ゴム支承が設置時に施しているオゾン劣化対策としては、ゴムから(内部に含有させた)老化防止剤をしみ出させることで防止するタイプとEPDM(Ethylene Propylene Diene Monomer Rubber)という層を外側に巻き、最後に加硫する手法の2つに大別できます。傾向としてはEPDMを施している支承は劣化はなく、対象は老化防止剤染み出しタイプと言えます。
――補修材料はどのようなものですか
広瀬 10種類以上を試しましたが、明らかに性能を回復したのは既存支承の表面被覆ゴムに弾性特殊コーティング材を塗布する手法(川金コアテックK-PRO工法)と、三ツ星ベルト(保護層となるゴムを巻くタイプ)の2種類です。また、稀にひび割れが本体ゴムまで達していることがあり、そうした支承については取替を検討しています。そうした損傷を確認するための非破壊手法を現在研究中です。
ゴム支承の損傷状況と補修方法
保護層となるゴムを巻くタイプ
――具体的には
広瀬 X線を用いた非破壊検査方法です。
経年とともに性能が落ちてくるのは否めない
平成16年の低温オゾン性能試験を取り入れる前のゴム支承
――今回の熊本地震を見ていると、20年前に設置したゴム支承がこうした劣化により、設置時と同じ性能を有していたかを問う人も出てきていますが、性能が変化していることは考えられますか
広瀬 考えられます。ゴム支承はどうしても経年とともに性能が落ちてくるのは否めないと思います。ただ、橋梁の耐震に必要な性能は担保していると考えています。少々の劣化では、耐震性能に疑義が出るような状況には至らないと考えています。
――その根拠は
広瀬 東日本大震災時の仙台東部高架橋の知見です。
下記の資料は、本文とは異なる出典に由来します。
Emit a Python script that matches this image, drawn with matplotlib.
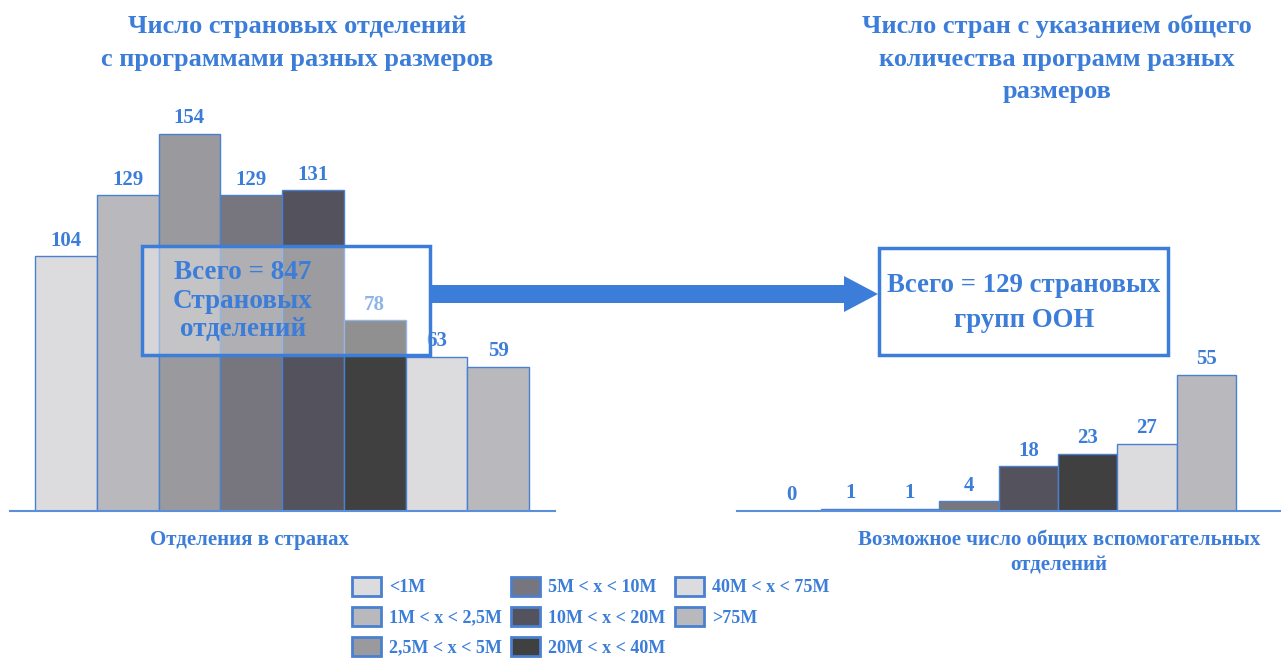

同橋は供用から20年弱で、同地震によりゴム支承の一部が破断してしまいましたが、その時に破断したゴムの物性を調べています(土木学会構造工学論文集「東北地方太平洋沖地震により破断した積層ゴム支承の性能試験」2013年3月)。端的に言うと硬くなっていました。ゴム全体の変形性能は当初と比べるとおそらく落ちていますが、伸びないとはいえ、L2地震時の耐力は有している、ということが分かりました。力で抵抗できればゴムが破断することはないので、落橋に至ることはないと考えています。
尤も、現在のゴム支承はオゾン劣化対策を施したものが殆どであり、そうした支承で深刻な損傷が起きるケースはまだないと思います。しかし、平成16年の低温オゾン性能試験を取り入れる前のゴム支承については、対策を施しておらず、そうした初期のゴム支承はオゾン劣化対策を施していない支承もあり、注意が必要です。
――8章の耐震補強設計については落橋防止装置の溶接種別の明確化について記載していますね
広瀬 これは、落橋防止装置の溶接不良問題に対応したものです。溶接不良の一因として、製作会社における設計図面の溶接記号についての認識不足があるため、設計要領第二集橋梁建設編、同橋梁保全編において、鋼製の落橋防止構造を採用する場合の溶接種別(ルート間隔、開先角度、開先深さ等)の明確化について追記しています。
鋼製の落橋防止構造を採用する場合の溶接種別(ルート間隔、開先角度、開先深さ等)の明確化について追記
――設計要領第二集橋梁建設編の4章基礎構造の変更は
広瀬 場所打ち杭の鉄筋かご無溶接工法に関する項目を追加しました。
平成24年道路橋示方書の改定において、場所打杭の鉄筋かご製作時に溶接による仮止めが禁止になりました。その代替工法として、特殊金物による無溶接工法やなまし鉄線を用いて堅固に鉄筋かごを製作することになっています。
今回の改定ではそれに従い、場所打ちコンクリート杭の項目に鉄筋かごの製作を追加しています。特殊金物等による無溶接工法については、「場所打ちコンクリート杭の鉄筋かご無溶接工法設計・施工に関するガイドライン(2015年 日本基礎建設協会)」を参考にします。